Module Agg.String

String aggregations - work on string columns only.

Operations in this module work exclusively with string columns. Null values (None in string option arrays) are handled consistently across all functions.

  • raises Invalid_argument

    if column is not string type.

val min : t -> string -> string option

min df name returns lexicographically smallest string, None if empty.

Uses OCaml's string comparison (which compares byte values). Null values are excluded from comparison.

Time complexity: O(n * m) where n is rows and m is average string length.

val max : t -> string -> string option

max df name returns lexicographically largest string, None if empty.
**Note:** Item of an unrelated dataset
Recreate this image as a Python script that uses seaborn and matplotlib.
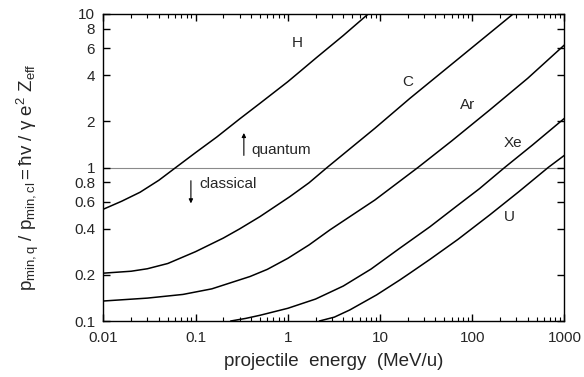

Uses OCaml's string comparison. Null values are excluded from comparison.

Time complexity: O(n * m) where n is rows and m is average string length.

val concat : t -> string -> ?sep:string -> unit -> string

concat df name ?sep () concatenates all non-null strings with separator.

  • parameter sep

    Separator between strings (default is empty string).

Null values are skipped during concatenation. If all values are null, returns empty string.

Time complexity: O(n * m) where n is rows and m is average string length.

val unique : t -> string -> string array

unique df name returns array of unique non-null values.

The order of unique values is not guaranteed. Null values are excluded from the result.

Time complexity: O(n * m) where n is rows and m is average string length.

val nunique : t -> string -> int

nunique df name returns count of unique non-null values.

Null values are not counted towards the unique count.

Time complexity: O(n * m) where n is rows and m is average string length.

val mode : t -> string -> string option

mode df name returns most frequent non-null value, None if empty.

If multiple values are tied for most frequent, returns one of them (the choice is implementation-dependent). Null values are excluded.

Time complexity: O(n * m) where n is rows and m is average string length.